La commission a examiné les extraits de décisions judiciaires communiqués par le gouvernement. Elle a noté en particulier que, selon la jurisprudence établie par la Cour suprême de justice, la faute grave et inexcusable présuppose l'existence d'un comportement téméraire inexcusable -- et non pas une simple imprudence ou distraction -- réprouvé par un sentiment élémentaire de prudence et constituant la cause unique de l'accident. A cet égard, la commission estime qu'une telle définition de la faute grave et inexcusable ne paraît pas permettre dans tous les cas son assimilation à une faute intentionnelle au sens de l'article 69 f) de la convention, dans la mesure où la notion susmentionnée de faute grave et inexcusable ne semble pas nécessairement tenir compte de l'intention de l'auteur de l'acte. En outre, il ressort de l'application de cette jurisprudence dans les différents cas communiqués par le gouvernement que, dans certains de ceux-ci, une faute grave mais non intentionnelle ait entraîné la décaractérisation de l'accident.

La commission exprime en conséquence l'espoir que le gouvernement pourra, à la lumière des commentaires susmentionnés, réexaminer la question lors de l'élaboration de la réglementation de l'application de la loi no 100/97 de 1997 portant adoption du nouveau régime juridique des accidents du travail et maladies professionnelles, de manière à limiter la suspension des prestations dues en cas de lésions professionnelles aux seuls cas de faute intentionnelle conformément à cette disposition de la convention.
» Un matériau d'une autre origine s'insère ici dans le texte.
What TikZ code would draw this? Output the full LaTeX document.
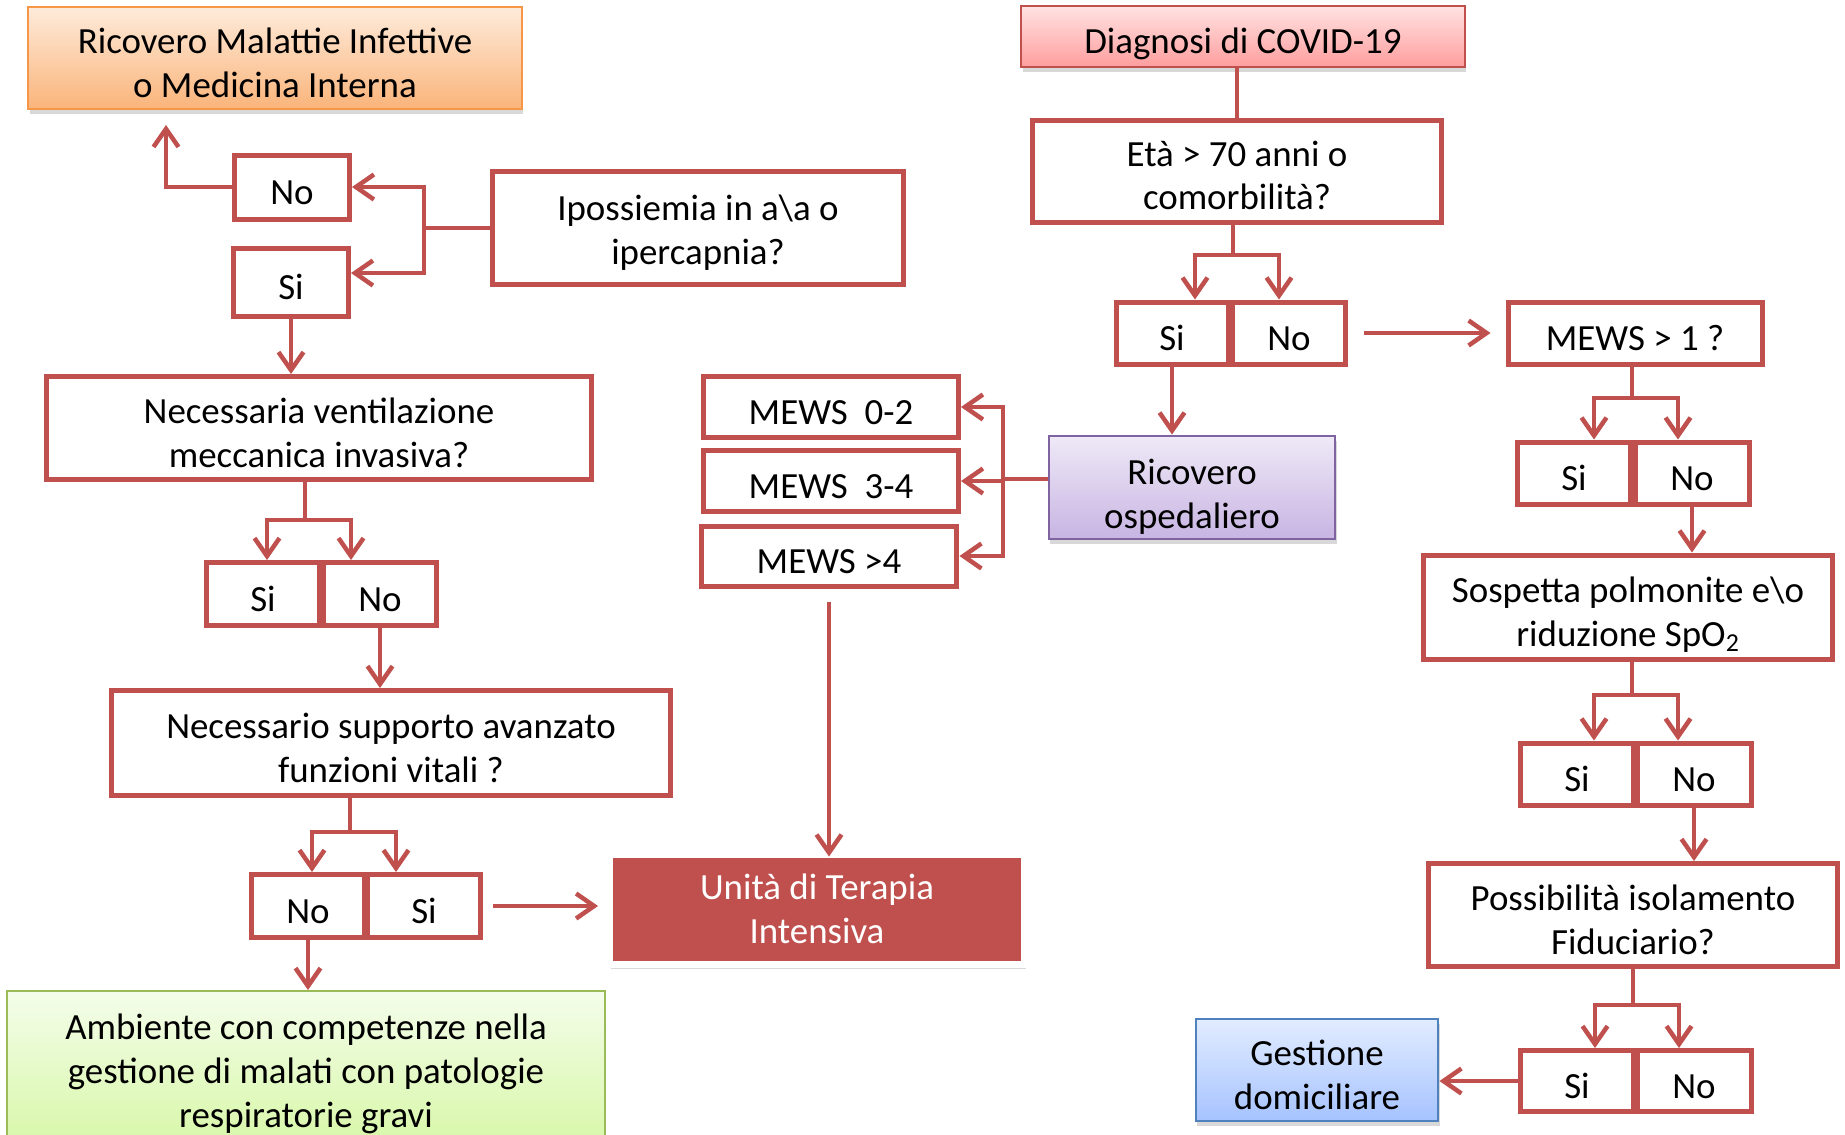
\documentclass[tikz,border=0pt]{standalone}
\usepackage{fontspec}
\setmainfont{Carlito}
\usetikzlibrary{arrows.meta, shadows, positioning}
\definecolor{flowred}{HTML}{C0504D}
\definecolor{orangeedge}{HTML}{F79646}
\definecolor{orangetop}{HTML}{FEEBDB}
\definecolor{orangebot}{HTML}{FAB47A}
\definecolor{pinktop}{HTML}{FFE3E3}
\definecolor{pinkbot}{HTML}{FF9E9E}
\definecolor{purpleedge}{HTML}{8064A2}
\definecolor{purpletop}{HTML}{EFE9F7}
\definecolor{purplebot}{HTML}{C8B5E3}
\definecolor{greenedge}{HTML}{9BBB59}
\definecolor{greentop}{HTML}{F4FDEA}
\definecolor{greenbot}{HTML}{D7F7A7}
\definecolor{blueedge}{HTML}{4F81BD}
\definecolor{bluetop}{HTML}{E2ECFF}
\definecolor{bluebot}{HTML}{A6C3FF}

\begin{document}
\begin{tikzpicture}[x=0.02cm, y=-0.02cm, font=\fontsize{21}{25}\selectfont,
    >={Straight Barb[length=0.36cm,width=0.5cm]},
    lowtext/.style={execute at begin node={\rule{0pt}{#1}}},
    lowtext/.default=20pt,
    box/.style={lowtext, draw=flowred, line width=0.1cm, fill=white, align=center, inner sep=0pt},
    twoline/.style={lowtext=45pt},
    link/.style={draw=flowred, line width=0.09cm},
    shade/.style={drop shadow={opacity=0.3, shadow xshift=0.03cm, shadow yshift=-0.1cm}},
    colbox/.style={shade, line width=0.04cm, align=center, inner sep=0pt},
    orangebox/.style={colbox, draw=orangeedge, top color=orangetop, bottom color=orangebot},
    pinkbox/.style={colbox, draw=flowred, top color=pinktop, bottom color=pinkbot},
    purplebox/.style={colbox, draw=purpleedge, top color=purpletop, bottom color=purplebot},
    greenbox/.style={colbox, draw=greenedge, top color=greentop, bottom color=greenbot},
    bluebox/.style={colbox, draw=blueedge, top color=bluetop, bottom color=bluebot},
    icubox/.style={shade, fill=flowred, draw=white, line width=0.14cm, text=white, align=center, inner sep=0pt}]

  \path[use as bounding box, fill=white] (0,0) rectangle (1845,1134);

  % left column
  \node[orangebox, twoline, minimum width=9.88cm, minimum height=2.04cm] (ricMI) at (275,58) {Ricovero Malattie Infettive\\o Medicina Interna};
  \node[box, minimum width=2.3cm, minimum height=1.28cm] (noA) at (292,187) {No};
  \node[box, minimum width=2.3cm, minimum height=1.36cm] (siA) at (291,282) {Si};
  \node[box, twoline, minimum width=8.22cm, minimum height=2.26cm] (ipo) at (698,228) {Ipossiemia in a\textbackslash a o\\ipercapnia?};
  \node[box, twoline, minimum width=10.9cm, minimum height=2.06cm] (nec) at (319,428) {Necessaria ventilazione\\meccanica invasiva?};
  \node[box, minimum width=2.28cm, minimum height=1.26cm] (siB) at (263,594) {Si};
  \node[box, minimum width=2.28cm, minimum height=1.26cm] (noB) at (380,594) {No};
  \node[box, twoline, minimum width=11.18cm, minimum height=2.1cm] (sup) at (391,743) {Necessario supporto avanzato\\funzioni vitali ?};
  \node[box, minimum width=2.28cm, minimum height=1.26cm] (noC) at (308,906) {No};
  \node[box, minimum width=2.28cm, minimum height=1.26cm] (siC) at (424,906) {Si};
  \node[greenbox, lowtext=69pt, minimum width=11.96cm, minimum height=3.16cm] (amb) at (306,1070) {Ambiente con competenze nella\\gestione di malati con patologie\\respiratorie gravi};

  % middle
  \node[box, minimum width=5.1cm, minimum height=1.22cm] (m02) at (831,407) {MEWS~~0-2};
  \node[box, minimum width=5.1cm, minimum height=1.22cm] (m34) at (831,481) {MEWS~~3-4};
  \node[box, minimum width=5.12cm, minimum height=1.2cm] (m4) at (829,556) {MEWS >4};
  \node[icubox, minimum width=8.3cm, minimum height=2.2cm] (uti) at (817,909) {Unità di Terapia\\Intensiva};
  \node[purplebox, lowtext=50.5pt, minimum width=5.74cm, minimum height=2.06cm] (ric) at (1192,487) {Ricovero\\ospedaliero};

  % right column
  \node[pinkbox, lowtext=23pt, minimum width=8.88cm, minimum height=1.22cm] (diag) at (1243,36) {Diagnosi di COVID-19};
  \node[box, lowtext=44.5pt, minimum width=8.18cm, minimum height=2.04cm] (eta) at (1237,171) {Età > 70 anni o\\comorbilità?};
  \node[box, minimum width=2.24cm, minimum height=1.24cm] (siD) at (1172,333) {Si};
  \node[box, minimum width=2.26cm, minimum height=1.24cm] (noD) at (1289,333) {No};
  \node[box, lowtext=16.5pt, minimum width=5.08cm, minimum height=1.24cm] (mews1) at (1635,333) {MEWS > 1 ?};
  \node[box, minimum width=2.26cm, minimum height=1.24cm] (siE) at (1574,473) {Si};
  \node[box, minimum width=2.28cm, minimum height=1.24cm] (noE) at (1692,473) {No};
  \node[box, lowtext=48pt, minimum width=8.18cm, minimum height=2.08cm] (sosp) at (1628,607) {Sospetta polmonite e\textbackslash o\\riduzione SpO\textsubscript{2}};
  \node[box, minimum width=2.26cm, minimum height=1.24cm] (siF) at (1577,774) {Si};
  \node[box, minimum width=2.28cm, minimum height=1.24cm] (noF) at (1694,774) {No};
  \node[box, twoline, minimum width=8.18cm, minimum height=2.06cm] (poss) at (1633,915) {Possibilità isolamento\\Fiduciario?};
  \node[box, minimum width=2.26cm, minimum height=1.22cm] (siG) at (1577,1081) {Si};
  \node[box, minimum width=2.28cm, minimum height=1.22cm] (noG) at (1694,1081) {No};
  \node[bluebox, lowtext=45.5pt, minimum width=4.86cm, minimum height=2.04cm] (gest) at (1317,1070) {Gestione\\domiciliare};

  % ipossiemia branches
  \coordinate (ipoJ) at (424,228);
  \coordinate (ricUp) at (166,125);
  \draw[link] (ipo) -- (ipoJ);
  \draw[link,->] (ipoJ) |- (noA);
  \draw[link,->] (ipoJ) |- ([yshift=0.18cm]siA.east);
  \draw[link,->] (noA) -| (ricUp);
  \draw[link,->] (siA) -- (siA |- nec.north);

  % yes/no forks
  \foreach \src/\jx/\jy/\lt/\rt in {nec/305/520/siB/noB, sup/350/832/noC/siC, eta/1233/255/siD/noD,
      mews1/1632/398/siE/noE, sosp/1632/695/siF/noF, poss/1633/1005/siG/noG} {
    \coordinate (J) at (\jx,\jy);
    \draw[link] (J |- \src.south) -- (J);
    \draw[link,->] (J) -- ++(-38,0) coordinate (L) -- (L |- \lt.north);
    \draw[link,->] (J) -- ++(46,0) coordinate (R) -- (R |- \rt.north);
  }

  \draw[link,->] (noB) -- (noB |- sup.north);
  \draw[link,->,shorten <=0.2cm,shorten >=0.16cm] (siC) -- (siC -| uti.west);
  \draw[link,->] (noC) -- (noC |- amb.north);

  % ricovero ospedaliero
  \draw[link] (eta.north |- diag.south) -- (eta.north);
  \draw[link,->] (siD) -- (siD |- ric.north);
  \draw[link,->,shorten <=0.32cm,shorten >=0.3cm] (noD) -- (mews1);
  \coordinate (ricJ) at (1003,479);
  \draw[link] (ricJ -| ric.west) -- (ricJ);
  \foreach \m in {m02,m34,m4}
    \draw[link,->] (ricJ) |- (\m);
  \draw[link,->,shorten <=0.26cm,shorten >=-0.12cm] (m4) -- (m4 |- uti.north);

  \draw[link,->] (noE) -- (noE |- sosp.north);
  \draw[link,->] (noF) -- (noF |- poss.north);
  \draw[link,->] (siG) -- (siG -| gest.east);
\end{tikzpicture}
\end{document}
3. Partie VII (Prestations aux familles), article 43. Dans ses précédents commentaires, la commission avait noté que l'article 15 du décret-loi no 133-B/97 établissant le régime juridique des prestations familiales du régime général de sécurité sociale soumet, sauf pour les titulaires de pensions, l'attribution de l'allocation familiale à l'accomplissement d'un stage de six mois d'enregistrement des rémunérations, continus ou interrompus, dans les 12 mois précédant le deuxième mois antérieur à la demande. Etant donné qu'aux termes de l'article 43 de la convention le stage ne doit pas dépasser soit trois mois de cotisation ou d'emploi, soit une année de résidence au cours d'une période prescrite, la commission avait prié le gouvernement d'indiquer les mesures prises ou envisagées pour assurer la pleine application de cette disposition de la convention. Dans sa réponse, le gouvernement reconnaît que la condition de stage prévue par l'article 15 du décret-loi susmentionné n'est pas conforme à la convention, et précise que le régime juridique des prestations familiales, qui est à l'étude, va faire l'objet d'améliorations, la question de la condition de stage étant notamment envisagée. De son côté, la CGTP-IN déclare que cette condition de stage est en violation manifeste des dispositions de l'article 43 de la convention et constitue une régression par rapport au régime précédemment en vigueur, qui ne prévoyait aucune période de stage. La commission espère en conséquence que les mesures appropriées pourront être prises dans un proche avenir afin de mettre la législation et la pratique nationales en pleine conformité avec la convention sur ce point important.

[Le gouvernement est prié de communiquer un rapport détaillé en 1999.]